Stored data
■ ■ ■
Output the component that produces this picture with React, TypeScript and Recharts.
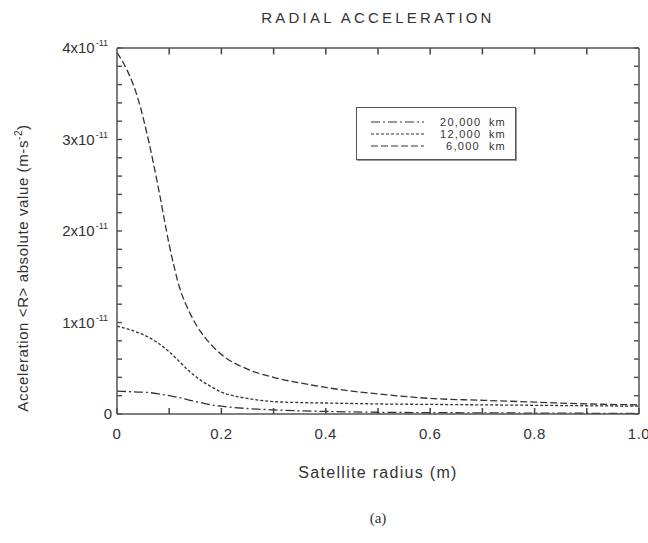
import { Line, LineChart, ReferenceLine, XAxis, YAxis } from "recharts";

// satellite radius (m)
const RADIUS = [
  0, 0.02, 0.04, 0.06, 0.08, 0.1, 0.12, 0.14, 0.16, 0.18, 0.2, 0.25, 0.3, 0.35,
  0.4, 0.45, 0.5, 0.6, 0.7, 0.8, 0.9, 1.0,
];
// |<R>| in units of 1e-11 m/s^2
const ACC_6000 = [
  3.95, 3.75, 3.45, 3.0, 2.45, 1.85, 1.38, 1.1, 0.9, 0.76, 0.65, 0.49, 0.4,
  0.34, 0.29, 0.25, 0.22, 0.17, 0.15, 0.13, 0.11, 0.1,
];
const ACC_12000 = [
  0.96, 0.93, 0.89, 0.84, 0.77, 0.68, 0.57, 0.46, 0.37, 0.3, 0.24, 0.17, 0.135,
  0.125, 0.12, 0.115, 0.11, 0.105, 0.1, 0.095, 0.09, 0.085,
];
const ACC_20000 = [
  0.25, 0.245, 0.24, 0.235, 0.22, 0.2, 0.18, 0.15, 0.125, 0.1, 0.085, 0.06,
  0.045, 0.035, 0.028, 0.023, 0.019, 0.015, 0.012, 0.01, 0.008, 0.006,
];

const X_TICKS = [0, 0.1, 0.2, 0.3, 0.4, 0.5, 0.6, 0.7, 0.8, 0.9, 1.0];
const X_INNER_TICKS = [0.1, 0.2, 0.3, 0.4, 0.5, 0.6, 0.7, 0.8, 0.9];
const X_LABELED = [0, 0.2, 0.4, 0.6, 0.8, 1.0];
const X_LABELS = ["0", "0.2", "0.4", "0.6", "0.8", "1.0"];
const Y_TICKS = [
  0, 0.2, 0.4, 0.6, 0.8, 1, 1.2, 1.4, 1.6, 1.8, 2, 2.2, 2.4, 2.6, 2.8, 3, 3.2,
  3.4, 3.6, 3.8, 4,
];
const Y_LABELED = [0, 1, 2, 3, 4];

const SERIES = [
  { key: "a20000", name: "20,000", dash: "9 3 2 3" },
  { key: "a12000", name: "12,000", dash: "3 2" },
  { key: "a6000", name: "6,000", dash: "7 3" },
];

const data = RADIUS.map((r, i) => ({
  r,
  a6000: ACC_6000[i],
  a12000: ACC_12000[i],
  a20000: ACC_20000[i],
}));

const INK = "#333";
const FRAME = "#555";
const FONT = "'Liberation Sans', Arial, sans-serif";
const Y_MIN = 0;
const Y_MAX = 4;
const TICK_LEN = 0.07; // inward tick length on the top frame, in y units

function XTick({ x, y, payload }: any) {
  const i = X_LABELED.indexOf(payload.value);
  if (i < 0) return <g />;
  return (
    <text
      x={x}
      y={y}
      dy="0.71em"
      textAnchor="middle"
      fontSize={15}
      letterSpacing={0.5}
      fill={INK}
      fontFamily={FONT}
    >
      {X_LABELS[i]}
    </text>
  );
}

function YTick({ x, y, payload }: any) {
  const v = payload.value;
  if (!Y_LABELED.includes(v)) return <g />;
  if (v === 0) {
    return (
      <text x={x + 4} y={y} dy={5} textAnchor="end" fontSize={15} fill={INK} fontFamily={FONT}>
        0
      </text>
    );
  }
  return (
    <text x={x} y={y} dy={5} textAnchor="end" fontSize={15} fill={INK} fontFamily={FONT}>
      {v}x10
      <tspan dx={1} dy={-7} fontSize={9}>
        -11
      </tspan>
    </text>
  );
}

function LegendBox() {
  return (
    <div
      style={{
        position: "absolute",
        left: 356,
        top: 107,
        width: 160,
        height: 53,
        boxSizing: "border-box",
        border: `1px solid ${FRAME}`,
        boxShadow: "1px 1px 0 #999",
        paddingTop: 8,
        fontSize: 11,
        lineHeight: "12px",
        color: INK,
      }}
    >
      {SERIES.map((s) => (
        <div key={s.key} style={{ display: "flex", alignItems: "center", height: 12 }}>
          <svg width={70} height={12} style={{ marginLeft: 13 }}>
            <line x1={1} x2={54} y1={6} y2={6} stroke={INK} strokeWidth={1.2} strokeDasharray={s.dash} />
          </svg>
          <span style={{ width: 40, textAlign: "right", letterSpacing: 1.3 }}>{s.name}</span>
          <span style={{ marginLeft: 9, letterSpacing: 1 }}>km</span>
        </div>
      ))}
    </div>
  );
}

export default function App() {
  return (
    <div
      style={{
        position: "absolute",
        left: 0,
        top: 0,
        width: 648,
        height: 543,
        background: "#fff",
        fontFamily: FONT,
        color: INK,
      }}
    >
      <div
        style={{
          position: "absolute",
          left: 117,
          width: 522,
          top: 9,
          textAlign: "center",
          fontSize: 15,
          letterSpacing: 3.2,
        }}
      >
        RADIAL ACCELERATION
      </div>
      <div
        style={{
          position: "absolute",
          left: 22,
          top: 268,
          transform: "translate(-50%, -50%) rotate(-90deg)",
          whiteSpace: "nowrap",
          fontSize: 15,
          letterSpacing: 0.6,
        }}
      >
        {"Acceleration <R> absolute value (m-s"}
        <sup style={{ fontSize: 10 }}>-2</sup>)
      </div>
      <LineChart
        width={648}
        height={543}
        data={data}
        margin={{ top: 47, right: 8, left: 57, bottom: 99 }}
      >
        <XAxis
          dataKey="r"
          type="number"
          domain={[0, 1]}
          ticks={X_TICKS}
          height={30}
          tickSize={-6}
          tickMargin={20}
          tickLine={{ stroke: "#444", strokeWidth: 1.5 }}
          tick={<XTick />}
          stroke={FRAME}
          strokeWidth={1.5}
          interval={0}
        />
        <XAxis
          xAxisId="top"
          dataKey="r"
          orientation="top"
          type="number"
          domain={[0, 1]}
          height={1}
          tick={false}
          tickLine={false}
          stroke={FRAME}
          strokeWidth={1.5}
        />
        <YAxis
          type="number"
          domain={[Y_MIN, Y_MAX]}
          ticks={Y_TICKS}
          width={60}
          tickSize={-5}
          tickMargin={14}
          tick={<YTick />}
          stroke={FRAME}
          strokeWidth={1.5}
          interval={0}
        />
        <YAxis
          yAxisId="right"
          orientation="right"
          type="number"
          domain={[Y_MIN, Y_MAX]}
          allowDataOverflow
          ticks={Y_TICKS}
          width={1}
          tickSize={-5}
          tick={() => <g />}
          stroke={FRAME}
          strokeWidth={1.5}
          interval={0}
        />
        {X_INNER_TICKS.map((v) => (
          <ReferenceLine
            key={`t${v}`}
            ifOverflow="visible"
            segment={[
              { x: v, y: Y_MAX },
              { x: v, y: Y_MAX - TICK_LEN },
            ]}
            stroke="#444"
            strokeWidth={1.5}
          />
        ))}
        {SERIES.map((s) => (
          <Line
            key={s.key}
            dataKey={s.key}
            type="monotone"
            stroke={INK}
            strokeWidth={1.3}
            strokeDasharray={s.dash}
            dot={false}
            isAnimationActive={false}
          />
        ))}
      </LineChart>
      <LegendBox />
      <div
        style={{
          position: "absolute",
          left: 117,
          width: 522,
          top: 464,
          textAlign: "center",
          fontSize: 16,
          letterSpacing: 1.3,
        }}
      >
        Satellite radius (m)
      </div>
      <div
        style={{
          position: "absolute",
          left: 117,
          width: 522,
          top: 510,
          textAlign: "center",
          fontSize: 15,
          fontFamily: "'Liberation Serif', serif",
        }}
      >
        (a)
      </div>
    </div>
  );
}
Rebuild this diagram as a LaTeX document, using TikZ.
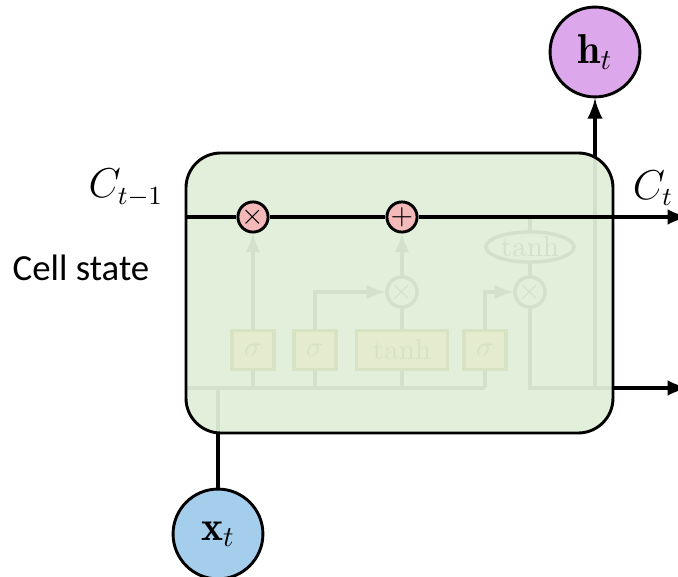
■ ■ ■
Find the word "this" in the entries, and copy every line it shows up in.

Output the component that produces this picture with React, TypeScript and Recharts.
Rebuild this diagram as a LaTeX document, using TikZ.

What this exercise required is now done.